The latest from George Will, peace be upon him:
http://www.washingtonpost.com/opinions/ ... story.html
One peculiarity of this political season’s first seven innings was the selection of a fundamentally non-ideological presidential candidate by a Republican Party that, under the beneficent influence of the tea party, has never been more ideological or more ideologically homogenous. The Ryan selection ameliorates this incongruity.
The incongruity, however, explains why Romney may be able to win with a Big Ten strategy. Until last year, when Nebraska joined this athletic conference, it extended from State College, Pa., to Iowa City, Iowa.

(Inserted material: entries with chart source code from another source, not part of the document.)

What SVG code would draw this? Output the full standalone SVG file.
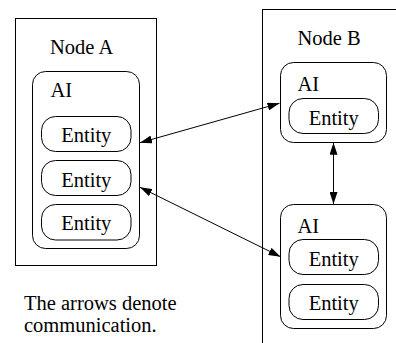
<svg xmlns="http://www.w3.org/2000/svg" width="396" height="343" viewBox="0 0 396 343">
<defs>
<marker id="ae" markerUnits="userSpaceOnUse" markerWidth="12" markerHeight="8" refX="12" refY="4" orient="auto" viewBox="0 0 12 8">
<path d="M0,0 L12,4 L0,8 z" fill="#000"/>
</marker>
<marker id="as" markerUnits="userSpaceOnUse" markerWidth="12" markerHeight="8" refX="0" refY="4" orient="auto" viewBox="0 0 12 8">
<path d="M12,0 L0,4 L12,8 z" fill="#000"/>
</marker>
</defs>
<style>
.box{fill:#fff;stroke:#000;stroke-width:1}
.ln{stroke:#000;stroke-width:1;fill:none}
</style>
<rect width="396" height="343" fill="#fff"/>
<g id="nodeA">
<rect class="box" x="15.5" y="18.5" width="141" height="247"/>
<text style="font-family:'Times New Roman','Liberation Serif',serif;font-size:20.5px" x="50" y="54">Node A</text>
</g>
<g id="aiA">
<rect class="box" x="32.5" y="71.5" width="107" height="177" rx="13"/>
<text style="font-family:'Times New Roman','Liberation Serif',serif;font-size:20.5px" x="50.5" y="96.5">AI</text>
</g>
<g id="entA1">
<rect class="box" x="41.5" y="116.5" width="89.5" height="35" rx="14"/>
<text style="font-family:'Times New Roman','Liberation Serif',serif;font-size:20.5px" text-anchor="middle" x="86.3" y="141.5">Entity</text>
</g>
<g id="entA2">
<rect class="box" x="41.5" y="160.5" width="89.5" height="35" rx="14"/>
<text style="font-family:'Times New Roman','Liberation Serif',serif;font-size:20.5px" text-anchor="middle" x="86.3" y="186.5">Entity</text>
</g>
<g id="entA3">
<rect class="box" x="41.5" y="204.5" width="89.5" height="35.5" rx="14"/>
<text style="font-family:'Times New Roman','Liberation Serif',serif;font-size:20.5px" text-anchor="middle" x="86.3" y="230">Entity</text>
</g>
<g id="nodeB">
<rect class="box" x="262.5" y="9.5" width="140" height="340"/>
<text style="font-family:'Times New Roman','Liberation Serif',serif;font-size:20.5px" x="297.5" y="45">Node B</text>
</g>
<g id="aiB1">
<rect class="box" x="280.5" y="62.5" width="106" height="80" rx="13"/>
<text style="font-family:'Times New Roman','Liberation Serif',serif;font-size:20.5px" x="297.5" y="91">AI</text>
</g>
<g id="entB1">
<rect class="box" x="289" y="98.5" width="89.5" height="35" rx="14"/>
<text style="font-family:'Times New Roman','Liberation Serif',serif;font-size:20.5px" text-anchor="middle" x="333.7" y="125">Entity</text>
</g>
<g id="aiB2">
<rect class="box" x="280.5" y="204.5" width="106" height="124" rx="13"/>
<text style="font-family:'Times New Roman','Liberation Serif',serif;font-size:20.5px" x="297.5" y="232.5">AI</text>
</g>
<g id="entB2">
<rect class="box" x="289" y="239.5" width="89.5" height="35" rx="14"/>
<text style="font-family:'Times New Roman','Liberation Serif',serif;font-size:20.5px" text-anchor="middle" x="333.7" y="266">Entity</text>
</g>
<g id="entB3">
<rect class="box" x="289" y="284.5" width="89.5" height="35" rx="14"/>
<text style="font-family:'Times New Roman','Liberation Serif',serif;font-size:20.5px" text-anchor="middle" x="333.7" y="310">Entity</text>
</g>
<g id="connectors">
<line class="ln" marker-start="url(#as)" marker-end="url(#ae)" x1="140" y1="142.7" x2="279.5" y2="103.3"/>
<line class="ln" marker-start="url(#as)" marker-end="url(#ae)" x1="140" y1="187.3" x2="280.5" y2="256.7"/>
<line class="ln" marker-start="url(#as)" marker-end="url(#ae)" x1="333.5" y1="142.7" x2="333.5" y2="204"/>
</g>
<g id="note">
<text style="font-family:'Times New Roman','Liberation Serif',serif;font-size:20.5px" x="24" y="310">The arrows denote</text>
<text style="font-family:'Times New Roman','Liberation Serif',serif;font-size:20.5px" x="24" y="331.5">communication.</text>
</g>
</svg>
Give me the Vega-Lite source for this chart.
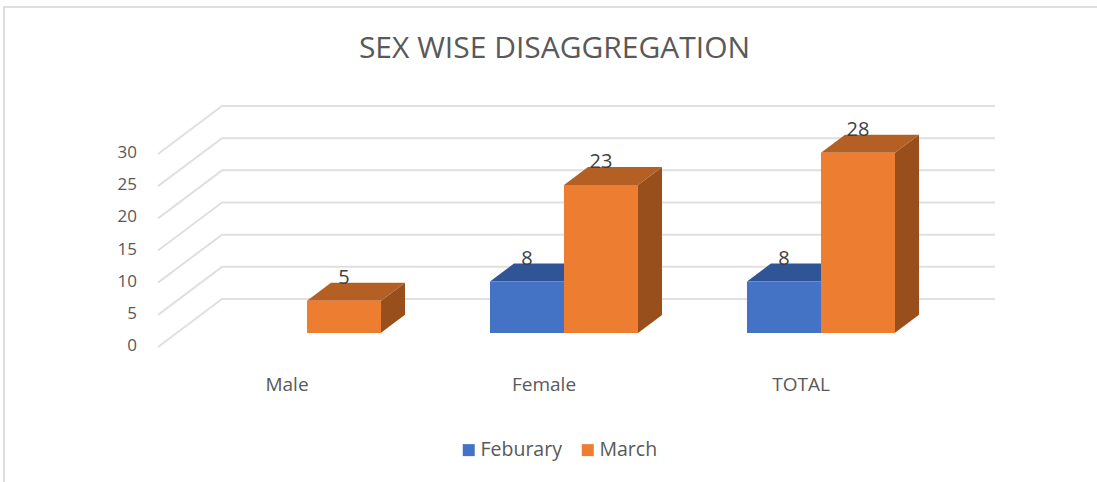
{
"$schema":"https://vega.github.io/schema/vega-lite/v6.json",
"width":835,"height":193,
"autosize":{"type":"none"},
"padding":{"left":160,"top":140,"right":102,"bottom":149},
"background":"white",
"title":{"text":"SEX WISE DISAGGREGATION","font":"Open Sans","fontSize":30,"fontWeight":"normal","color":"#595959","anchor":"middle","frame":"group","dx":-23,"offset":-61},
"config":{"view":{"stroke":null},"font":"Open Sans",
 "axisX":{"labelAngle":0,"domain":false,"ticks":false,"grid":false,"labelOffset":-20,"labelPadding":42,"labelFontSize":19,"labelFont":"Open Sans","labelColor":"#595959","title":null}},
"datasets":{
"bars":[
{"category":"Male","month":"Feburary","count":null},
{"category":"Male","month":"March","count":5},
{"category":"Female","month":"Feburary","count":8},
{"category":"Female","month":"March","count":23},
{"category":"TOTAL","month":"Feburary","count":8},
{"category":"TOTAL","month":"March","count":28}],
"ticks":[{"tick":0},{"tick":5},{"tick":10},{"tick":15},{"tick":20},{"tick":25},{"tick":30}]
},
"layer":[
{"data":{"values":[{"frame":"chart area"}]},
 "mark":{"type":"point","filled":false,"shape":"M -573.5 245.5 L -573.5 -229.5 L 519.5 -229.5","size":4,"stroke":"#dedede","strokeWidth":2,"opacity":1},
 "encoding":{}},
{"data":{"name":"ticks"},
 "mark":{"type":"point","filled":false,"shape":"M -419.5 14 L -355.5 -34 L 417.5 -34","size":4,"stroke":"#e0e0e0","strokeWidth":2,"opacity":1},
 "encoding":{"y":{"field":"tick","type":"quantitative","scale":{"domain":[0,30],"nice":false},"axis":null}}},
{"data":{"name":"ticks"},
 "mark":{"type":"text","align":"right","baseline":"middle","dx":-440.5,"dy":13,"fontSize":17,"font":"Open Sans","color":"#595959"},
 "encoding":{"y":{"field":"tick","type":"quantitative","axis":null},"text":{"field":"tick","type":"quantitative"}}},
{"data":{"name":"bars"},
 "mark":{"type":"point","filled":true,"size":4,"opacity":1,"strokeWidth":0},
 "encoding":{
  "x":{"field":"category","type":"nominal","sort":["Male","Female","TOTAL"],"title":null,"scale":{"paddingInner":0.424,"paddingOuter":0.3366,"align":0.422}},
  "xOffset":{"field":"month","type":"nominal","sort":["Feburary","March"],"scale":{"paddingInner":0,"paddingOuter":0}},
  "y":{"field":"count","type":"quantitative","axis":null},
  "shape":{"field":"count","type":"nominal","legend":null,"scale":{"domain":[5,8,23,28],"range":[
    "M 37 0 L 61 -18 L 61 14 L 37 32 Z",
    "M 37 0 L 61 -18 L 61 33 L 37 51 Z",
    "M 37 0 L 61 -18 L 61 130 L 37 148 Z",
    "M 37 0 L 61 -18 L 61 162 L 37 180 Z"]}},
  "color":{"field":"month","type":"nominal","legend":null,"scale":{"domain":["Feburary","March"],"range":["#2f5597","#994f1c"]}}
 }},
{"data":{"name":"bars"},
 "mark":{"type":"point","filled":true,"size":4,"opacity":1,"strokeWidth":0,"shape":"M -37 0 L 37 0 L 61 -18 L -13 -18 Z"},
 "encoding":{
  "x":{"field":"category","type":"nominal","sort":["Male","Female","TOTAL"],"title":null},
  "xOffset":{"field":"month","type":"nominal","sort":["Feburary","March"]},
  "y":{"field":"count","type":"quantitative","axis":null},
  "color":{"field":"month","type":"nominal","legend":null,"scale":{"domain":["Feburary","March"],"range":["#2f5597","#b45f24"]}}
 }},
{"data":{"name":"bars"},
 "mark":{"type":"bar"},
 "encoding":{
  "x":{"field":"category","type":"nominal","sort":["Male","Female","TOTAL"],"title":null},
  "xOffset":{"field":"month","type":"nominal","sort":["Feburary","March"]},
  "y":{"field":"count","type":"quantitative","axis":null},
  "color":{"field":"month","type":"nominal","scale":{"domain":["Feburary","March"],"range":["#4472c4","#ed7d31"]},
    "legend":{"title":null,"orient":"none","legendX":299,"legendY":300,"direction":"horizontal","symbolType":"square","symbolSize":144,"symbolStrokeWidth":0,"symbolOpacity":1,"labelFontSize":19.5,"labelFont":"Open Sans","labelColor":"#595959","columnPadding":16,"labelOffset":2}}
 }},
{"data":{"name":"bars"},
 "mark":{"type":"text","dy":-23,"fontSize":20,"font":"Open Sans","color":"#404040"},
 "encoding":{
  "x":{"field":"category","type":"nominal","sort":["Male","Female","TOTAL"],"title":null},
  "xOffset":{"field":"month","type":"nominal","sort":["Feburary","March"]},
  "y":{"field":"count","type":"quantitative","axis":null},
  "text":{"field":"count","type":"quantitative"}
 }}
],
"resolve":{"scale":{"color":"independent"}}
}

Romney enters the final innings competitive in those two states, as well as in Ohio, Michigan and Wisconsin, which means he is poised to correct a Republican problem: The party has been too dependent on the South, understood as the 11 states of the Confederacy, plus Oklahoma and Kentucky.
In the past five presidential elections, Republican candidates have received an average of 64 percent of their electoral votes from the South. In 2000, George W. Bush became the first Republican to win the presidency while losing the electoral and popular votes outside the South. The party’s Southern cast was one reason John McCain in 2008 did not carry any suburb contiguous to Boston, New York, Philadelphia, Detroit or Chicago.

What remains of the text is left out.